We have witnessed the history of many nations that were led astray because there was no advisor available to the leader or the person in power.
If you go to a Buddhist temple in Asia, you will usually see a statue of Avalokitesvara Bodhisattva, called The Bodhisattva of Great Compassion.
That Bodhisattva statute wears a crown on which another Bodhisattva or buddha is inscribed right above his forehead, in the middle of the crown. The image right above the forehead of Avalokitesvara Bodhisattva is the Amitabha Buddha, who was the teacher of the Avalokitesvara Bodhisattva and who eventually led Avalokitesvara Bodhisattva to attain Buddhahood.
This means that in the head, as well as in the mind of Avalokitesvara Bodhisattva, he enshrines and venerates the Amitabha Buddha as his eternal teacher. He promises to himself as well as to the Amitabha Buddha, to be with him in the future world for countless rebirths.
Let’s contemplate whether we truly have a guide or teacher who would offer us honest advice when needed.

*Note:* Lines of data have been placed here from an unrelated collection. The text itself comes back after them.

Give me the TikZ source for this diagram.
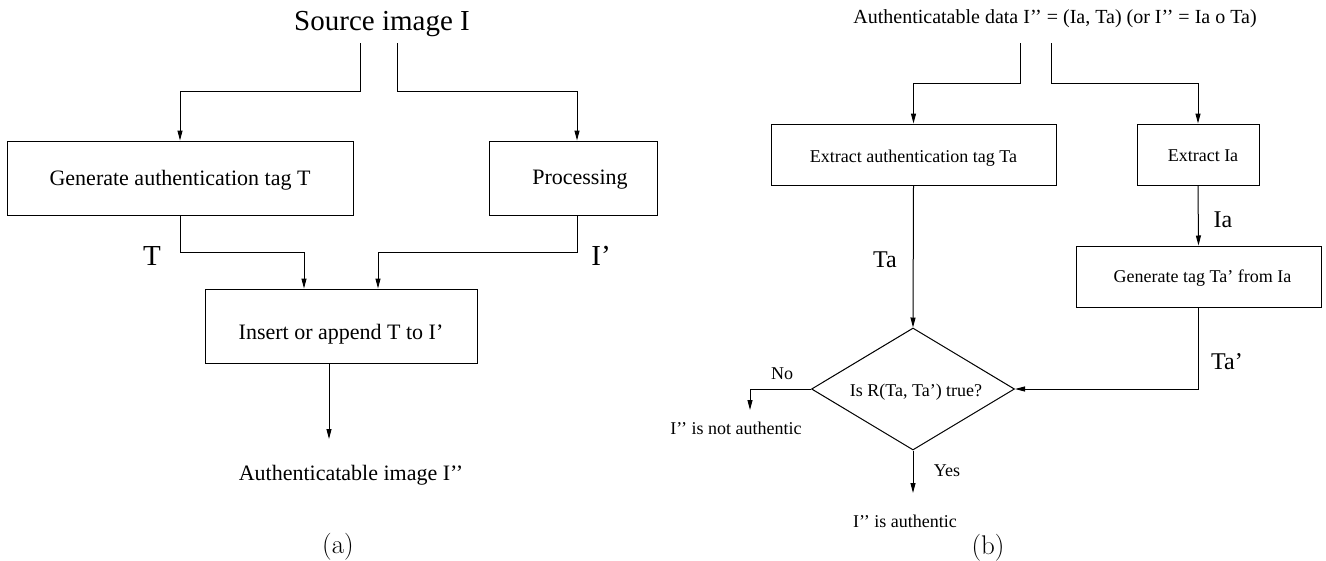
\documentclass[tikz,border=0pt]{standalone}
\usepackage{fontspec}
\newfontfamily\tms[Ligatures=TeX]{Liberation Serif}
\usetikzlibrary{arrows.meta,shapes.geometric}
\newcommand{\dq}{{'}{'}}
\begin{document}
\begin{tikzpicture}[x=1pt,y=-1pt,line width=1pt,
  arr/.style={-{Triangle[length=10pt,width=5pt]}},
  boxa/.style={draw,inner sep=0pt,text depth=0pt,font=\tms\fontsize{22}{26}\selectfont},
  boxb/.style={draw,inner sep=0pt,text depth=0pt,font=\tms\fontsize{18}{22}\selectfont},
  big/.style={inner sep=0pt,anchor=base,font=\tms\fontsize{29}{32}\selectfont},
  mid/.style={inner sep=0pt,anchor=base,font=\tms\fontsize{24}{28}\selectfont},
  txa/.style={inner sep=0pt,anchor=base,font=\tms\fontsize{22}{26}\selectfont},
  txb/.style={inner sep=0pt,anchor=base,font=\tms\fontsize{18}{22}\selectfont},
  captxt/.style={inner sep=0pt,anchor=base,font=\fontsize{27}{30}\selectfont}]
\useasboundingbox (0,0) rectangle (1326,560);
% ---------- (a) ----------
\node[big] (src) at (382,30) {Source image I};
\coordinate (s1) at (360,43);
\coordinate (s2) at (397,43);
\coordinate (j1) at (360,91);
\coordinate (j2) at (397,91);
\node[boxa,minimum width=346pt,minimum height=74pt,text height=14pt] (gen) at (180,178) {Generate authentication tag T};
\node[boxa,minimum width=168pt,minimum height=74pt,text height=12pt] (proc) at (573,178) {\hspace*{14pt}Processing};
\node[boxa,minimum width=272pt,minimum height=74pt,text height=26pt] (ins) at (341,326) {Insert or append T to I'};
\coordinate (jT) at (304,252);
\coordinate (jI) at (378,252);
\coordinate (outa) at (329,439);
\draw[arr] (s1) -- (j1) -| (gen.north);
\draw[arr] (s2) -- (j2) -| ([xshift=4pt]proc.north);
\draw[arr] (gen.south) |- (jT) -- ([xshift=-37pt]ins.north);
\draw[arr] ([xshift=4pt]proc.south) |- (jI) -- ([xshift=37pt]ins.north);
\draw[arr] ([xshift=-12pt]ins.south) -- (outa);
\node[big] (lT) at (152,265) {T};
\node[big] (lI) at (601,265) {I'};
\node[txa] (auimg) at (351,480) {Authenticatable image I\dq};
\node[captxt] (capa) at (338,553) {(a)};
% ---------- (b) ----------
\node[inner sep=0pt,anchor=base,font=\tms\fontsize{20}{24}\selectfont] (tit) at (1055,23) {Authenticatable data I\dq{} = (Ia, Ta) (or I\dq{} = Ia o Ta)};
\coordinate (t1) at (1020,43);
\coordinate (t2) at (1051,43);
\coordinate (k1) at (1020,83);
\coordinate (k2) at (1051,83);
\node[boxb,minimum width=285pt,minimum height=61pt,text height=15pt] (ext) at (913.5,154.5) {Extract authentication tag Ta};
\node[boxb,minimum width=122pt,minimum height=61pt,text height=13pt] (exi) at (1198,154.5) {\hspace*{10pt}Extract Ia};
\node[boxb,minimum width=245pt,minimum height=61pt,text height=11pt] (gtag) at (1198.5,276.5) {\hspace*{8pt}Generate tag Ta' from Ia};
\node[diamond,draw,inner sep=0pt,aspect=1.66,minimum width=203pt,minimum height=122pt,text depth=0pt,text height=14pt,font=\tms\fontsize{18}{22}\selectfont] (dia) at (913,389) {\hspace*{6pt}Is R(Ta, Ta') true?};
\coordinate (nob) at (750,410);
\coordinate (yesb) at (913,493);
\draw[arr] (t1) -- (k1) -| (ext.north);
\draw[arr] (t2) -- (k2) -| (exi.north);
\draw[arr] (ext.south) -- (dia.north);
\draw[arr] (exi.south) -- (gtag.north);
\draw[arr] (gtag.south) |- (dia.east);
\draw[arr] (dia.west) -| (nob);
\draw[arr] (dia.south) -- (yesb);
\node[mid] (lTa) at (885,267) {Ta};
\node[mid] (lIa) at (1223,227) {Ia};
\node[mid] (lTap) at (1227,369) {Ta'};
\node[txb] (no) at (782,379) {No};
\node[txb] (yes) at (947,476) {Yes};
\node[txb] (notau) at (736,434) {I\dq{} is not authentic};
\node[txb] (isau) at (905,527) {I\dq{} is authentic};
\node[captxt] (capb) at (988,554) {(b)};
\end{tikzpicture}
\end{document}
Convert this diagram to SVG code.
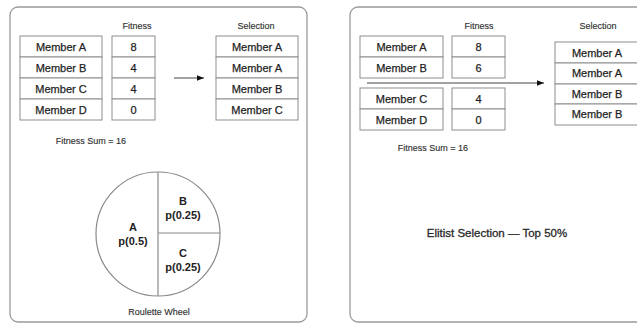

Master Daesan, the third Head Dharma Master of Won Buddhism stated, “Even if you do not pray for other things, you should definitely pray for meeting a teacher who would guide you”. It is said that students are a copy of their teacher, that a disciple is the duplicate of a teacher.
A teacher may have already been around us. However, if our minds are not ready, we cannot see them. There is a saying that a teacher appears only when a student is ‘ready’ to learn.
Do you truly wish to grow, to be happy and to succeed? If so, we need to contemplate: Do I have a teacher and am I ready to seriously accept the guidance of to my teacher?